DES CHERCHEURS britanniques viennent de découvrir une mutation génétique acquise qui serait à l'origine de plusieurs affections myéloprolifératives. Cette mutation altère l'activité d'une protéine kinase impliquée dans la transduction des signaux envoyés par les facteurs de croissance, la tyrosine kinase JAK2. Elle est retrouvée chez la quasi-totalité des patients affectés d'une maladie de Vaquez et chez au moins la moitié de ceux atteints d'une thrombocythémie essentielle ou d'une myélofibrose idiopathique.
Facteurs de croissance.
Si la plupart des affections myéloprolifératives sont connues et décrites depuis près de vingt-cinq ans, on ne sait pratiquement rien de leur pathogenèse moléculaire. In vitro, il a été démontré que les progéniteurs érythroïdes des patients souffrant de la maladie de Vaquez forment facilement des colonies, y compris en l'absence d'érythropoïétine. De plus, plusieurs études ont montré que les progéniteurs érythroïdes et myéloïdes de ces patients, ainsi que ceux des sujets atteints d'une thrombocythémie essentielle ou d'une myélofibrose idiopathique sont hypersensibles à différents facteurs de croissance. Il a donc été avancé l'hypothèse selon laquelle un dysfonctionnement des voies activées par les facteurs de croissance serait à l'origine du développement de ces maladies myéloprolifératives.

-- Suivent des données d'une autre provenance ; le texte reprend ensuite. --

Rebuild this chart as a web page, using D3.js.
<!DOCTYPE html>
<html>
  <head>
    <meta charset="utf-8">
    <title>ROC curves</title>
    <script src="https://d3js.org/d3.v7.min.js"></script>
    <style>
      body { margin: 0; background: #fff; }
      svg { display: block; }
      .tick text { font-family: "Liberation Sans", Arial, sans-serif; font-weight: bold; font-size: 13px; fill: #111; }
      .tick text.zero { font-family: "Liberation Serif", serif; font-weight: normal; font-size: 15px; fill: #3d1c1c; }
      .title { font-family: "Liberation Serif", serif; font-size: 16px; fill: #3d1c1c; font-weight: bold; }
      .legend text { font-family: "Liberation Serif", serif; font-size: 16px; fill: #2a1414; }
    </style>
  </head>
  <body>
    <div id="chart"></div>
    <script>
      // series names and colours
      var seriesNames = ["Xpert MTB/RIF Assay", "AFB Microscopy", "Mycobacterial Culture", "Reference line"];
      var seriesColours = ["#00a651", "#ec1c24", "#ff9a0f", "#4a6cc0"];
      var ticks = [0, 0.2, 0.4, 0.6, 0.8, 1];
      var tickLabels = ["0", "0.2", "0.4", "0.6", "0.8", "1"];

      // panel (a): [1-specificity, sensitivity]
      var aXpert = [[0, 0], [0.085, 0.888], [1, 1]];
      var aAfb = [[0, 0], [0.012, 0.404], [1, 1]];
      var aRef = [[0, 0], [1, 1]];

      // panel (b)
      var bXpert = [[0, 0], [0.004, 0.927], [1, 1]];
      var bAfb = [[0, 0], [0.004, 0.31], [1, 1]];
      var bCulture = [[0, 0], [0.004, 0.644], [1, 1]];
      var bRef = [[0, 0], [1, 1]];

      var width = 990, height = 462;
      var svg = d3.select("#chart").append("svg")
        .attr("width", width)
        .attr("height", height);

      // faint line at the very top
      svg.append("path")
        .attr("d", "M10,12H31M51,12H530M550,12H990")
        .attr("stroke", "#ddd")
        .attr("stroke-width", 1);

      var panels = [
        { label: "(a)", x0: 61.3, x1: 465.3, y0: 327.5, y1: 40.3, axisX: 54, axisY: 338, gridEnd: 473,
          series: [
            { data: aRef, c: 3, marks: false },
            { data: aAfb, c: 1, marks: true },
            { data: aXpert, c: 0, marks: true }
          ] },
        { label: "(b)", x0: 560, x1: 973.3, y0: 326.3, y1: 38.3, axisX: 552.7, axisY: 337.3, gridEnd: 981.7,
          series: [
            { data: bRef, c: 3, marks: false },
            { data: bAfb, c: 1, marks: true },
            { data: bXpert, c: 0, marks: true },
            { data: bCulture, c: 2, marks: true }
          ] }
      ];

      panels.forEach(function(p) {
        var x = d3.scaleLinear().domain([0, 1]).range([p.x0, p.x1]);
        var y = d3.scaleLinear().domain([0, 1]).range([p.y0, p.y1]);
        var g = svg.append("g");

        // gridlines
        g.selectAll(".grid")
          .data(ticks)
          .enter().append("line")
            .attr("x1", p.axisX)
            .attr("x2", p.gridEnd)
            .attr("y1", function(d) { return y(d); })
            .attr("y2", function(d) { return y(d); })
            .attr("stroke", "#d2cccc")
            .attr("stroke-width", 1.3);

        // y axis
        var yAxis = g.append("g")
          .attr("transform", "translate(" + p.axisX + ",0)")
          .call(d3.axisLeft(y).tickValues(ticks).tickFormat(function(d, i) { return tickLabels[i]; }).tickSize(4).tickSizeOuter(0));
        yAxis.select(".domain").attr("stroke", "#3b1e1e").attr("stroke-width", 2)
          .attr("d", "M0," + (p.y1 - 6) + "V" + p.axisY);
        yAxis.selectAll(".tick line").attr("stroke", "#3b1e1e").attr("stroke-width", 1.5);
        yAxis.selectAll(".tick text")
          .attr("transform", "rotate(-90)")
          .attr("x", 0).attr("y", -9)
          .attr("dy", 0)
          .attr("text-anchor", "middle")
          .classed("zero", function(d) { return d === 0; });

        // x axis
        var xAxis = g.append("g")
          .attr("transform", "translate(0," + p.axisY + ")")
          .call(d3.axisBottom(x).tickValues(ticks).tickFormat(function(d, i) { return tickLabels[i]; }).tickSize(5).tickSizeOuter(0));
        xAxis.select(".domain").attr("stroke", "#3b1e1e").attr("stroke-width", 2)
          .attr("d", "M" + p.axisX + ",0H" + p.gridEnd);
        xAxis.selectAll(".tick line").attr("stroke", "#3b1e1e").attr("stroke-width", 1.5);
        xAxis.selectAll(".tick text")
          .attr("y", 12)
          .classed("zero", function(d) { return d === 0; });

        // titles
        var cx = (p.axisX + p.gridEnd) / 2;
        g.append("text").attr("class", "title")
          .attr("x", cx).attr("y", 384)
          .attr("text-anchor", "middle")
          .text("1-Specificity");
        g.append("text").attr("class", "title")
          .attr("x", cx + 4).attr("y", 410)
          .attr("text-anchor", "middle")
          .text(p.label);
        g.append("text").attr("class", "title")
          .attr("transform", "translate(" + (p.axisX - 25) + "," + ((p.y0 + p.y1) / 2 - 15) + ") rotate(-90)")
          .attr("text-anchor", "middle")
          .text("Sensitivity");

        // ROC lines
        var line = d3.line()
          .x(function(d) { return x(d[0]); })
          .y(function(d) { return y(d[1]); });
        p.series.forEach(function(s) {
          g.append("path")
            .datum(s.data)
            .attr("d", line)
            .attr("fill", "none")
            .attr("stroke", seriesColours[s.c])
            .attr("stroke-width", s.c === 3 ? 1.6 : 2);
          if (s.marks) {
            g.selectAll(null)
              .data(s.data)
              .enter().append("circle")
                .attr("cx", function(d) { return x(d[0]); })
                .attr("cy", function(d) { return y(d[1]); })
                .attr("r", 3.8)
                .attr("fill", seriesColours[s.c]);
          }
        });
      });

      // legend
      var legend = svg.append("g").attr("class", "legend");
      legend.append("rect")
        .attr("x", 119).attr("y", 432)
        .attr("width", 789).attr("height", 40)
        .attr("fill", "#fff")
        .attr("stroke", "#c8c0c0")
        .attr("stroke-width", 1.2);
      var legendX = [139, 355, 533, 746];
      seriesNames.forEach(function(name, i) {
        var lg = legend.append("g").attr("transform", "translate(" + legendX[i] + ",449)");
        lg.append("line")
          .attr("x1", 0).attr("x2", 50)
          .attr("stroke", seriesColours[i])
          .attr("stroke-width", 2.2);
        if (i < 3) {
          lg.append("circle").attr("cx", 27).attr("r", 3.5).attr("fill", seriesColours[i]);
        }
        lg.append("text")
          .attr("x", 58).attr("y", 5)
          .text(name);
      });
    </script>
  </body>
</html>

Diverses pathologies myéloïdes malignes (notamment certaines leucémies) étant associées à une altération de l'activité des tyrosines kinases, Baxter et coll. ont décidé de s'intéresser plus particulièrement à cette famille de protéines. Ils ont ensuite choisi de focaliser leur attention sur une tyrosine kinase cytoplasmique, JAK2, impliquée dans la transduction du signal induit par les facteurs de croissance.
Séquençage des exons.
Concrètement, les chercheurs ont analysé l'ADN des granulocytes périphériques de 140 patients atteints d'affections myéloprolifératives. La totalité des exons du gène JAK2 ont été méthodiquement séquencés. Ce travail a permis de mettre en évidence une mutation ponctuelle G -> T touchant le douzième exon du gène chez 66 des malades analysés. Cette mutation conduit au remplacement d'un acide aminé très conservé, en l'occurrence une valine, par une phénylalanine. Elle n'est pas retrouvée dans les lymphocytes T des malades et n'est présente que dans certains de leurs granulocytes. Cela signifie que la mutation est acquise.

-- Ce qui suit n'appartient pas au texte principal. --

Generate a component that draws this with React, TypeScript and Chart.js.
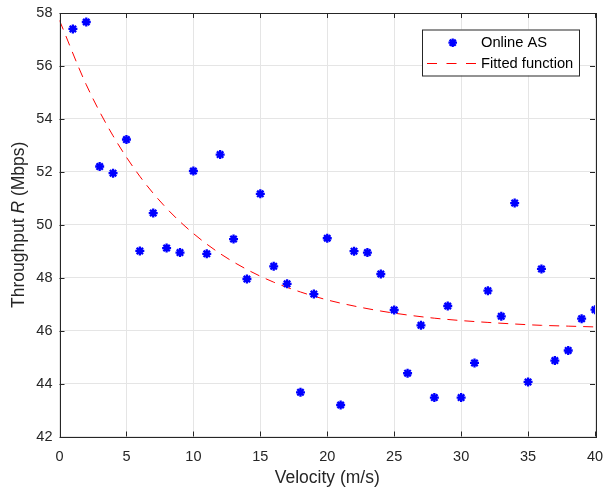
import React, { useEffect, useRef } from "react";
import { Chart, registerables } from "chart.js";

Chart.register(...registerables);

const velocities = [1, 2, 3, 4, 5, 6, 7, 8, 9, 10, 11, 12, 13, 14, 15, 16, 17, 18, 19, 20, 21, 22, 23, 24, 25, 26, 27, 28, 29, 30, 31, 32, 33, 34, 35, 36, 37, 38, 39, 40];
const throughput = [57.40, 57.66, 52.20, 51.95, 53.22, 49.01, 50.44, 49.12, 48.95, 52.03, 48.90, 52.65, 49.46, 47.95, 51.17, 48.43, 47.77, 43.67, 47.38, 49.49, 43.19, 49.00, 48.95, 48.14, 46.78, 44.39, 46.20, 43.47, 46.93, 43.47, 44.78, 47.51, 46.54, 50.82, 44.06, 48.33, 44.87, 45.25, 46.45, 46.79];
const fitX = [0, 2, 4, 6, 8, 10, 12, 14, 16, 18, 20, 22, 24, 26, 28, 30, 32, 34, 36, 38, 40];
const fitY = [57.72, 55.29, 53.36, 51.83, 50.62, 49.67, 48.91, 48.31, 47.83, 47.46, 47.16, 46.93, 46.74, 46.59, 46.47, 46.38, 46.31, 46.25, 46.20, 46.17, 46.14];
const seriesNames = ["Online AS", "Fitted function"];
const xTitle = "Velocity (m/s)";

const FONT = "'Liberation Sans', Arial, Helvetica, sans-serif";
const AXIS = "#262626";

const decorPlugin = {
  id: "decor",
  afterDraw(chart: any) {
    const { ctx, chartArea: a, scales } = chart;
    ctx.save();
    ctx.strokeStyle = AXIS;
    ctx.lineWidth = 1;
    ctx.strokeRect(Math.round(a.left) + 0.5, Math.round(a.top) + 0.5, Math.round(a.right - a.left), Math.round(a.bottom - a.top));
    const tl = 5;
    ctx.beginPath();
    for (const t of scales.x.ticks) {
      const px = Math.round(scales.x.getPixelForValue(t.value)) + 0.5;
      ctx.moveTo(px, a.bottom); ctx.lineTo(px, a.bottom - tl);
      ctx.moveTo(px, a.top); ctx.lineTo(px, a.top + tl);
    }
    for (const t of scales.y.ticks) {
      const py = Math.round(scales.y.getPixelForValue(t.value)) + 0.5;
      ctx.moveTo(a.left, py); ctx.lineTo(a.left + tl, py);
      ctx.moveTo(a.right, py); ctx.lineTo(a.right - tl, py);
    }
    ctx.stroke();

    ctx.fillStyle = AXIS;
    ctx.font = `17.5px ${FONT}`;
    ctx.textAlign = "center";
    ctx.textBaseline = "middle";
    ctx.fillText(xTitle, (a.left + a.right) / 2, 478);

    const parts = [
      { t: "Throughput ", f: `17.5px ${FONT}` },
      { t: "R", f: `italic 17.5px ${FONT}` },
      { t: " (Mbps)", f: `17.5px ${FONT}` },
    ];
    let total = 0;
    const widths = parts.map((p) => { ctx.font = p.f; const w = ctx.measureText(p.t).width; total += w; return w; });
    ctx.translate(19, (a.top + a.bottom) / 2);
    ctx.rotate(-Math.PI / 2);
    ctx.textAlign = "left";
    let x = -total / 2;
    parts.forEach((p, i) => { ctx.font = p.f; ctx.fillText(p.t, x, 0); x += widths[i]; });
    ctx.setTransform(1, 0, 0, 1, 0, 0);

    const lx = 422, ly = 29.5, lw = 157, lh = 46;
    ctx.fillStyle = "#ffffff";
    ctx.fillRect(lx, ly, lw, lh);
    ctx.strokeStyle = AXIS;
    ctx.lineWidth = 1;
    ctx.strokeRect(lx + 0.5, ly + 0.5, lw, lh);
    const mx = 452.7, my = 42.7;
    ctx.strokeStyle = "#0000ff";
    ctx.lineWidth = 2.3;
    ctx.beginPath();
    const r = 4.3;
    for (let k = 0; k < 4; k++) {
      const ang = (k * Math.PI) / 4;
      ctx.moveTo(mx - r * Math.cos(ang), my - r * Math.sin(ang));
      ctx.lineTo(mx + r * Math.cos(ang), my + r * Math.sin(ang));
    }
    ctx.stroke();
    ctx.strokeStyle = "#ff0000";
    ctx.lineWidth = 1;
    ctx.setLineDash([10, 9.5]);
    ctx.beginPath();
    ctx.moveTo(427, 63.5); ctx.lineTo(477, 63.5);
    ctx.stroke();
    ctx.setLineDash([]);
    ctx.fillStyle = "#000000";
    ctx.font = `14.7px ${FONT}`;
    ctx.textAlign = "left";
    ctx.textBaseline = "middle";
    ctx.fillText(seriesNames[0], 481, 43);
    ctx.fillText(seriesNames[1], 481, 63.5);
    ctx.restore();
  },
};

export default function App() {
  const ref = useRef<HTMLCanvasElement>(null);
  useEffect(() => {
    document.body.style.margin = "0";
    const chart = new Chart(ref.current!, {
      type: "scatter",
      data: {
        datasets: [
          {
            label: seriesNames[0],
            data: velocities.map((v, i) => ({ x: v, y: throughput[i] })),
            pointStyle: "star",
            pointRadius: 4.5,
            pointBorderWidth: 2.3,
            borderColor: "#0000ff",
            backgroundColor: "#0000ff",
            showLine: false,
            order: 1,
          },
          {
            label: seriesNames[1],
            data: fitX.map((v, i) => ({ x: v, y: fitY[i] })),
            showLine: true,
            pointRadius: 0,
            borderColor: "#ff0000",
            borderWidth: 1,
            borderDash: [10, 7],
            cubicInterpolationMode: "monotone",
            order: 2,
          },
        ],
      },
      options: {
        responsive: false,
        animation: false,
        layout: { padding: { left: 0, right: 10, top: 13, bottom: 0 } },
        plugins: { legend: { display: false }, tooltip: { enabled: false } },
        scales: {
          x: {
            type: "linear",
            min: 0,
            max: 40,
            ticks: { stepSize: 5, color: AXIS, font: { family: FONT, size: 14.5 }, padding: 12, maxRotation: 0 },
            grid: { color: "#e5e5e5", drawTicks: false },
            border: { display: false },
            afterFit: (s: any) => { s.height = 52.5; s.paddingLeft = 0; s.paddingRight = 0; },
          },
          y: {
            type: "linear",
            min: 42,
            max: 58,
            ticks: { stepSize: 2, color: AXIS, font: { family: FONT, size: 14.5 }, padding: 7 },
            grid: { color: "#e5e5e5", drawTicks: false },
            border: { display: false },
            afterFit: (s: any) => { s.width = 59.5; s.paddingTop = 0; s.paddingBottom = 0; },
          },
        },
      },
      plugins: [decorPlugin],
    } as any);
    return () => chart.destroy();
  }, []);
  return (
    <div style={{ position: "absolute", left: 0, top: 0, width: 605, height: 489, background: "#fff" }}>
      <canvas ref={ref} width={605} height={489} />
    </div>
  );
}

La technique du séquençage ne permet de détecter la mutation que lorsqu'elle est présente dans plus de 40 % des cellules analysées. Afin de pouvoir réaliser une meilleure évaluation de la proportion des patients ayant acquis cette mutation, Baxter et coll. ont mis au point un protocole de PCR ultrasensible autorisant la détection des sujets qui ne portent la mutation que dans 3 % de leurs granulocytes périphériques. Grâce à ce procédé, la mutation a pu être mise en évidence chez 46 patients supplémentaires.
Nouvelles voies ouvertes.
Au final, la mutation G -> T a été identifiée chez 97 % des sujets atteints d'une maladie de Vaquez (71 sur 73), chez 57 % de ceux souffrant de thrombocythémie essentielle (29 sur 51) et chez 50 % de ceux atteints de myélofibrose idiopathique (8 sur 16). Elle n'a pu être détectée chez aucun des 90 témoins testés.
Cette découverte pourrait conduire à la mise en place de nouvelles approches dans le diagnostic, la classification et le traitement des affection myéloprolifératives.
Baxter EJ et coll. « The Lancet » du 19 mars 2005.